> **Exercise**:
Reproduce exactly the lines below, from the first one through the line containing "import plotly.graph_objects as go", and omit any pictures.

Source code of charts

** start **

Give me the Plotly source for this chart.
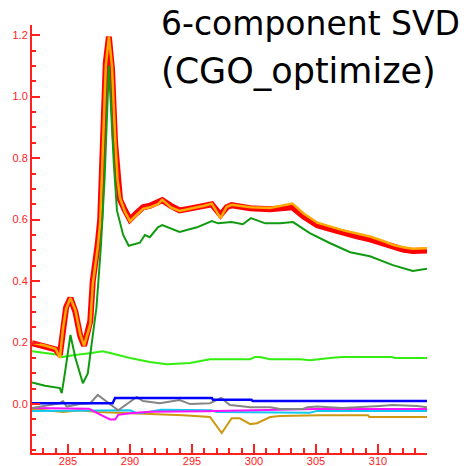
import plotly.graph_objects as go

# ---- data ----
red_x = [282.1, 283.2, 284.0, 284.35, 284.6, 284.85, 285.2, 285.6, 286.0, 286.3, 286.8, 287.0, 287.4, 287.6, 287.75, 287.9, 288.05, 288.3, 288.55, 288.8, 289.0, 289.2, 289.6, 290.0, 290.5, 291.05, 291.6, 292.25, 292.6, 293.3, 294.0, 294.7, 295.4, 296.0, 296.6, 297.3, 297.8, 298.2, 299.0, 299.7, 301.3, 302.2, 303.1, 304.0, 305.1, 306.1, 307.2, 308.3, 309.35, 310.3, 311.2, 312.0, 312.8, 313.95]
red_y = [0.198, 0.185, 0.178, 0.16, 0.25, 0.315, 0.345, 0.30, 0.22, 0.19, 0.27, 0.40, 0.52, 0.60, 0.77, 0.93, 1.11, 1.195, 1.09, 0.85, 0.72, 0.665, 0.63, 0.60, 0.62, 0.64, 0.645, 0.655, 0.663, 0.645, 0.63, 0.635, 0.64, 0.645, 0.65, 0.615, 0.64, 0.647, 0.64, 0.637, 0.634, 0.638, 0.64, 0.61, 0.582, 0.57, 0.556, 0.546, 0.536, 0.523, 0.51, 0.503, 0.498, 0.50]
orange_y = [0.20, 0.19, 0.18, 0.15, 0.245, 0.31, 0.345, 0.305, 0.225, 0.19, 0.26, 0.39, 0.51, 0.59, 0.76, 0.92, 1.10, 1.195, 1.10, 0.87, 0.73, 0.67, 0.625, 0.595, 0.615, 0.635, 0.64, 0.65, 0.665, 0.64, 0.628, 0.635, 0.64, 0.645, 0.652, 0.605, 0.642, 0.648, 0.643, 0.64, 0.638, 0.645, 0.652, 0.62, 0.59, 0.578, 0.565, 0.555, 0.545, 0.532, 0.518, 0.51, 0.505, 0.507]

green_x = [282.1, 283.15, 284.35, 284.5, 284.75, 285.2, 285.6, 286.2, 286.6, 287.3, 287.65, 287.95, 288.3, 288.7, 288.95, 289.45, 289.9, 290.8, 291.2, 291.6, 292.25, 292.6, 294.0, 295.4, 296.6, 297.1, 298.2, 299.1, 299.75, 300.9, 302.1, 303.15, 304.5, 306.1, 307.75, 309.35, 311.2, 312.8, 313.95]
green_y = [0.07, 0.06, 0.052, 0.036, 0.10, 0.225, 0.15, 0.068, 0.10, 0.315, 0.51, 0.73, 1.10, 0.78, 0.63, 0.55, 0.515, 0.525, 0.55, 0.543, 0.575, 0.582, 0.56, 0.575, 0.595, 0.588, 0.592, 0.585, 0.605, 0.588, 0.588, 0.592, 0.556, 0.524, 0.494, 0.481, 0.452, 0.433, 0.44]

lime_x = [282.1, 284.35, 284.5, 285.55, 286.9, 287.8, 288.4, 290.0, 291.6, 292.98, 294.84, 296.45, 299.68, 300.08, 300.48, 301.29, 303.71, 304.52, 306.13, 307.1, 311.13, 311.37, 313.95]
lime_y = [0.172, 0.16, 0.153, 0.16, 0.166, 0.172, 0.166, 0.15, 0.137, 0.13, 0.134, 0.146, 0.146, 0.153, 0.153, 0.146, 0.146, 0.143, 0.15, 0.153, 0.153, 0.15, 0.15]

blue_x = [282.1, 288.6, 288.8, 296.6, 296.7, 299.8, 299.9, 313.95]
blue_y = [0.003, 0.003, 0.02, 0.02, 0.014, 0.014, 0.01, 0.01]

gray_x = [282.1, 284.35, 284.6, 284.9, 285.95, 286.8, 287.4, 288.15, 289.05, 290.55, 291.05, 292.4, 294.0, 294.85, 296.45, 297.35, 298.05, 298.85, 299.7, 301.3, 302.1, 303.95, 304.3, 305.1, 307.1, 310.15, 311.15, 313.15, 313.95]
gray_y = [-0.013, 0.003, 0.01, -0.008, 0.0, 0.003, 0.03, 0.006, -0.02, 0.023, 0.01, 0.003, 0.013, 0.0, 0.003, 0.02, -0.003, -0.006, -0.01, -0.01, -0.016, -0.016, -0.01, -0.008, -0.013, -0.006, -0.003, -0.006, -0.01]

mag_x = [282.1, 286.7, 287.4, 288.4, 288.8, 289.05, 290.0, 291.6, 296.0, 300.0, 305.0, 313.95]
mag_y = [-0.013, -0.015, -0.03, -0.05, -0.05, -0.035, -0.03, -0.025, -0.023, -0.02, -0.016, -0.016]

cyan_x = [282.1, 290.0, 290.6, 291.6, 292.5, 296.6, 297.0, 304.5, 305.1, 313.95]
cyan_y = [-0.022, -0.02, -0.03, -0.025, -0.018, -0.02, -0.026, -0.028, -0.022, -0.022]

gold_x = [282.1, 284.6, 285.95, 287.35, 290.0, 293.6, 294.3, 296.45, 297.4, 298.2, 298.85, 299.7, 300.25, 301.3, 302.1, 305.3, 309.2, 309.3, 313.95]
gold_y = [-0.016, -0.026, -0.02, -0.026, -0.03, -0.036, -0.036, -0.042, -0.094, -0.046, -0.046, -0.065, -0.062, -0.042, -0.039, -0.036, -0.036, -0.042, -0.042]

x_ticks = [285, 290, 295, 300, 305, 310]
y_ticks = [0.0, 0.2, 0.4, 0.6, 0.8, 1.0, 1.2]

title_line1 = "6-component SVD"
title_line2 = "(CGO_optimize)"

# ---- figure ----
fig = go.Figure()

def add(x, y, color, width):
    fig.add_trace(go.Scatter(x=x, y=y, mode="lines",
                             line=dict(color=color, width=width),
                             showlegend=False, hoverinfo="skip"))

add(gold_x, gold_y, "#cc9910", 2)
add(cyan_x, cyan_y, "#10c8f0", 2)
add(mag_x, mag_y, "#ff10ff", 2)
add(gray_x, gray_y, "#858585", 2)
add(blue_x, blue_y, "#0000ff", 2.5)
add(lime_x, lime_y, "#33ee10", 2)
add(red_x, red_y, "#ff0000", 6)
add(red_x, orange_y, "#ffaa00", 2.5)
add(green_x, green_y, "#109a10", 2)

axis_red = "#ff2020"
fig.update_layout(
    width=472, height=466,
    margin=dict(l=32, r=45, t=25, b=13, autoexpand=False),
    paper_bgcolor="white", plot_bgcolor="white",
    xaxis=dict(range=[282.1, 313.95], showgrid=False, zeroline=False,
               automargin=False,
               showline=True, linecolor=axis_red, linewidth=2,
               ticks="inside", ticklen=9, tickwidth=1.5, tickcolor=axis_red,
               ticklabelstandoff=-3,
               tickvals=x_ticks, ticktext=[str(v) for v in x_ticks],
               tickfont=dict(family="Liberation Sans", size=11, color=axis_red),
               minor=dict(dtick=1, tick0=285, ticks="inside", ticklen=5,
                          tickwidth=1.5, tickcolor=axis_red)),
    yaxis=dict(range=[-0.159, 1.233], showgrid=False, zeroline=False,
               automargin=False,
               showline=True, linecolor=axis_red, linewidth=2,
               ticks="inside", ticklen=8, tickwidth=1.5, tickcolor=axis_red,
               tickvals=y_ticks, ticktext=["%.1f" % v for v in y_ticks],
               tickfont=dict(family="Liberation Sans", size=11, color=axis_red),
               minor=dict(dtick=0.05, tick0=0, ticks="inside", ticklen=4,
                          tickwidth=1.5, tickcolor=axis_red)),
)

fig.add_annotation(text=title_line1, xref="paper", yref="paper",
                   x=0.3215, y=1.004, xanchor="left", yanchor="middle",
                   showarrow=False,
                   font=dict(family="DejaVu Sans", size=33, color="black"))
fig.add_annotation(text=title_line2, xref="paper", yref="paper",
                   x=0.3215, y=0.8925, xanchor="left", yanchor="middle",
                   showarrow=False,
                   font=dict(family="DejaVu Sans", size=35, color="black"))

fig.write_html("out.html",
               config={"displayModeBar": False},
               post_script="document.body.style.margin='0';document.body.style.padding='0';")
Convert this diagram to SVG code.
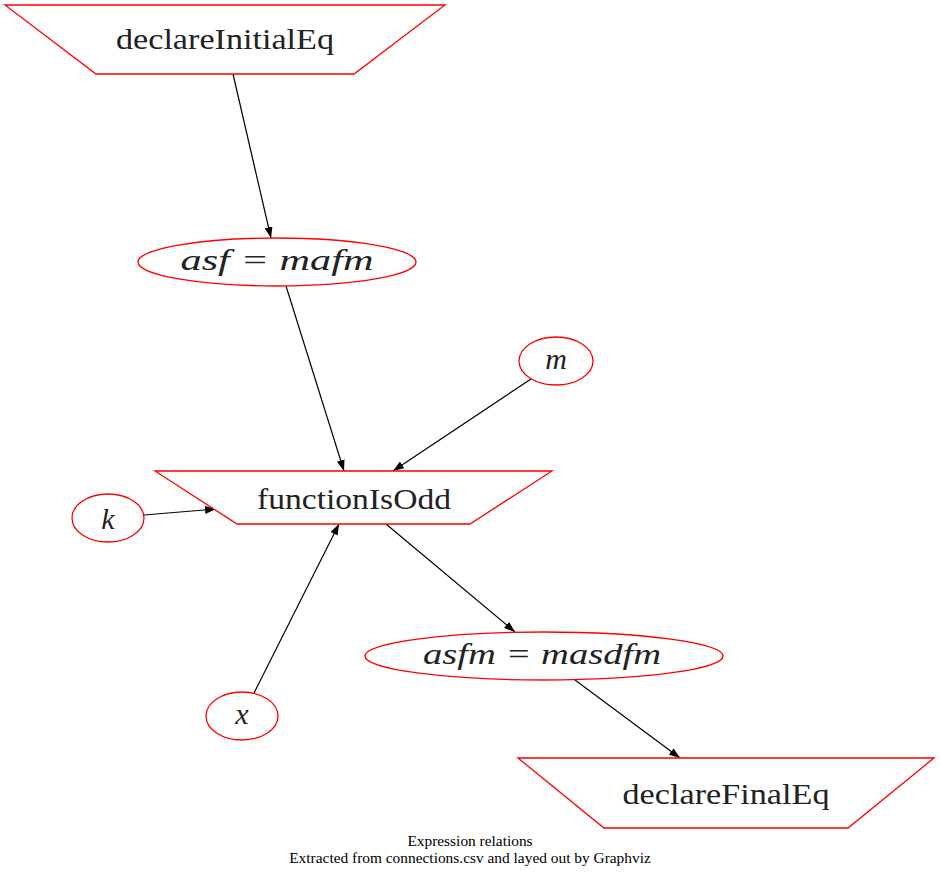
<svg xmlns="http://www.w3.org/2000/svg" width="940" height="879" viewBox="0 0 940 879">
<defs>
<marker id="arr" markerWidth="11" markerHeight="8" refX="11" refY="4" orient="auto" markerUnits="userSpaceOnUse">
<path d="M0,0 L11,4 L0,8 z" fill="#000" stroke="none"/>
</marker>
</defs>
<style>
.shape{fill:#fff;stroke:#ff0000;stroke-width:1.3}
.lbl{font-family:"Liberation Serif","DejaVu Serif",serif;font-size:30px;fill:#222;text-anchor:middle}
.math{font-family:"Liberation Serif","DejaVu Serif",serif;font-style:italic;font-size:30px;fill:#222;text-anchor:middle}
.edge{fill:none;stroke:#000;stroke-width:1.2;marker-end:url(#arr)}
.cap{font-family:"Liberation Serif","DejaVu Serif",serif;font-size:15.4px;fill:#000;text-anchor:middle}
</style>
<rect width="940" height="879" fill="#fff"/>
<g id="edges">
<path class="edge" d="M233,74 L271,238"/>
<path class="edge" d="M286,286 L344,471"/>
<path class="edge" d="M531,379 L393,471"/>
<path class="edge" d="M144,515 L216,509"/>
<path class="edge" d="M254,693 L339,524"/>
<path class="edge" d="M386,524 L515,632"/>
<path class="edge" d="M575,680 L680,758"/>
</g>
<g id="declareInitialEq">
<polygon class="shape" points="5,5 445,5 354,74 96,74"/>
<text class="lbl" x="225" y="49" textLength="218" lengthAdjust="spacingAndGlyphs">declareInitialEq</text>
</g>
<g id="asf_mafm">
<ellipse class="shape" cx="277" cy="262" rx="139" ry="24"/>
<text class="math" x="277" y="270" textLength="193" lengthAdjust="spacingAndGlyphs">asf = mafm</text>
</g>
<g id="m">
<ellipse class="shape" cx="556" cy="361" rx="37" ry="24"/>
<text class="math" x="556" y="369">m</text>
</g>
<g id="functionIsOdd">
<polygon class="shape" points="155,471 552,471 470,524 237,524"/>
<text class="lbl" x="354" y="509" textLength="194" lengthAdjust="spacingAndGlyphs">functionIsOdd</text>
</g>
<g id="k">
<ellipse class="shape" cx="108" cy="518" rx="36" ry="24"/>
<text class="math" x="108" y="529">k</text>
</g>
<g id="x">
<ellipse class="shape" cx="242" cy="716" rx="36" ry="24"/>
<text class="math" x="242" y="724">x</text>
</g>
<g id="asfm_masdfm">
<ellipse class="shape" cx="544" cy="656" rx="179" ry="24"/>
<text class="math" x="542" y="664" textLength="238" lengthAdjust="spacingAndGlyphs">asfm = masdfm</text>
</g>
<g id="declareFinalEq">
<polygon class="shape" points="518,758 934,758 848,828 604,828"/>
<text class="lbl" x="726" y="804" textLength="207" lengthAdjust="spacingAndGlyphs">declareFinalEq</text>
</g>
<g id="caption">
<text class="cap" x="470" y="846">Expression relations</text>
<text class="cap" x="470" y="863">Extracted from connections.csv and layed out by Graphviz</text>
</g>
</svg>
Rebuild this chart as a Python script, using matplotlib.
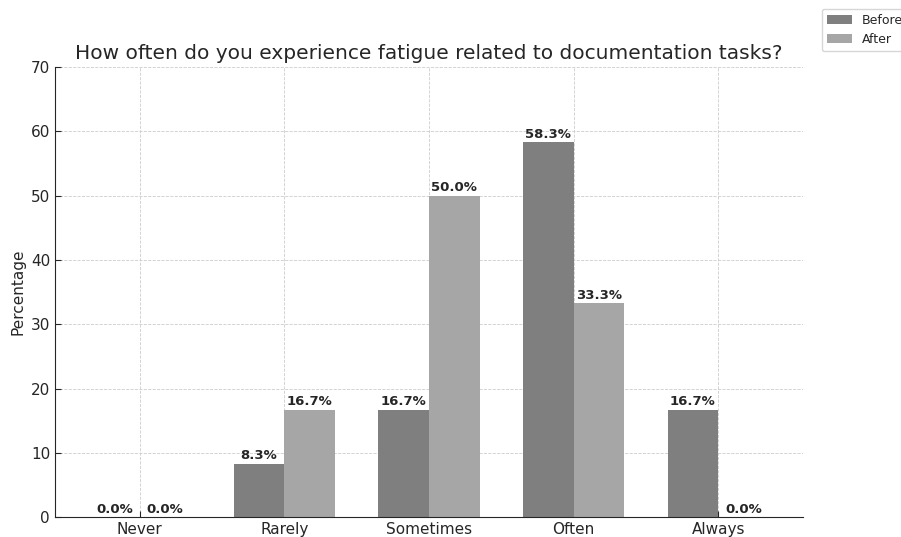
import matplotlib
matplotlib.use("Agg")
import matplotlib.pyplot as plt
import numpy as np

categories = ['Never', 'Rarely', 'Sometimes', 'Often', 'Always']
before = [0.0, 8.3, 16.7, 58.3, 16.7]
after = [0.0, 16.7, 50.0, 33.3, 0.0]

x = np.arange(len(categories))
width = 0.35

fig = plt.figure(figsize=(9.01, 5.37), dpi=100)
ax = fig.add_axes([0.061, 0.037, 0.83, 0.838])

b1 = ax.bar(x - width/2, before, width, label='Before', color='#7f7f7f')
b2 = ax.bar(x + width/2, after, width, label='After', color='#a6a6a6')

ax.set_ylim(0, 70)
ax.set_xticks(x)
ax.set_xticklabels(categories, fontsize=11, color='#262626')
ax.tick_params(axis='y', labelsize=11, labelcolor='#262626')
ax.tick_params(direction='in', length=4, color='#262626')
ax.set_ylabel('Percentage', fontsize=11, color='#262626')
ax.set_title('How often do you experience fatigue related to documentation tasks?',
             fontsize=14.5, color='#262626')
ax.grid(True, linestyle='--', linewidth=0.6, color='#cccccc')
ax.set_axisbelow(True)
for s in ['top', 'right']:
    ax.spines[s].set_visible(False)
for s in ['left', 'bottom']:
    ax.spines[s].set_color('#262626')


def autolabel(rects):
    for rect in rects:
        h = rect.get_height()
        ax.annotate('{:.1f}%'.format(h),
                    xy=(rect.get_x() + rect.get_width() / 2, h),
                    xytext=(0, 1), textcoords='offset points',
                    ha='center', va='bottom', fontsize=9.5,
                    fontweight='bold', color='#262626')


autolabel(b1)
autolabel(b2)

fig.legend(loc='upper left', bbox_to_anchor=(0.905, 0.995), fontsize=9,
           frameon=True, edgecolor='#cccccc', labelcolor='#262626')

fig.savefig('out.png', dpi=100)
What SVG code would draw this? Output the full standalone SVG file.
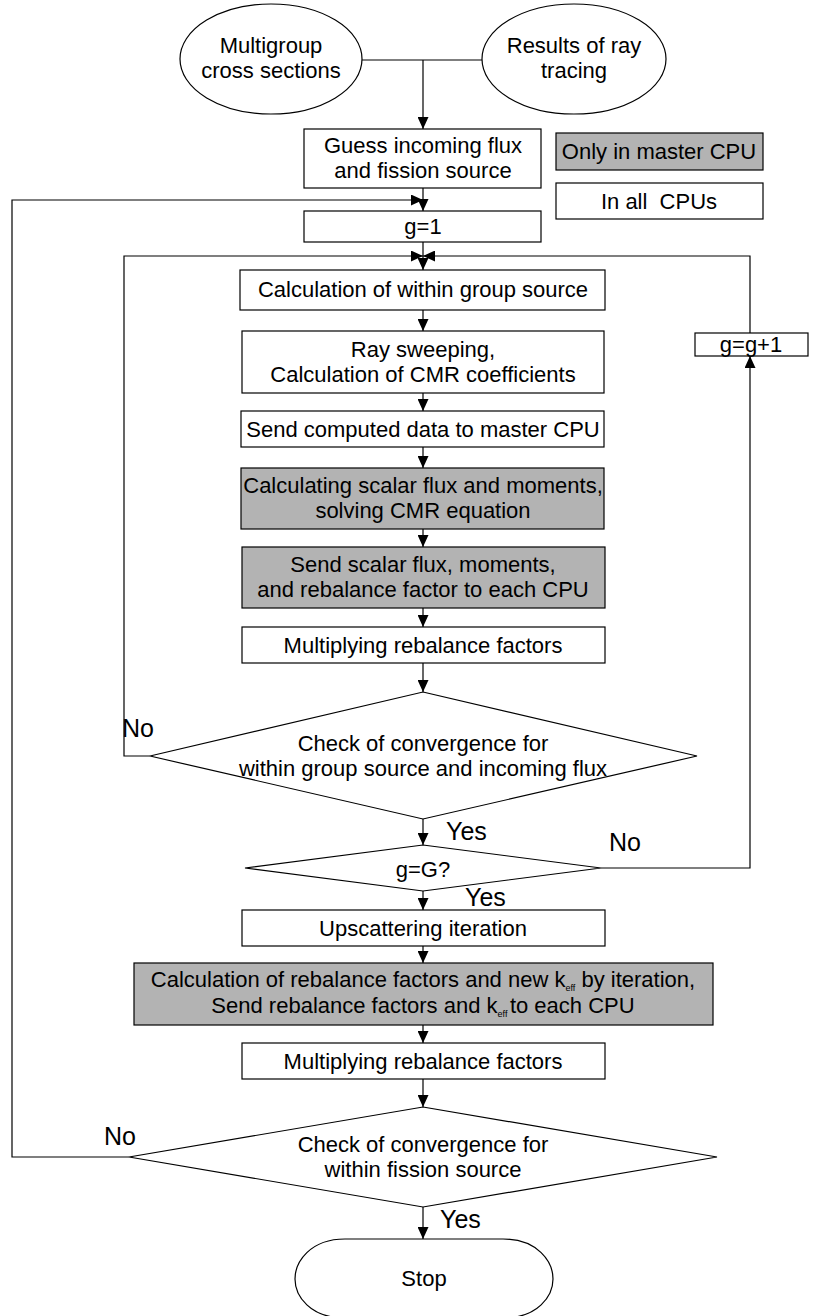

** end **

> **Complete answer**:
Give me the Plotly source for this chart.
import plotly.graph_objects as go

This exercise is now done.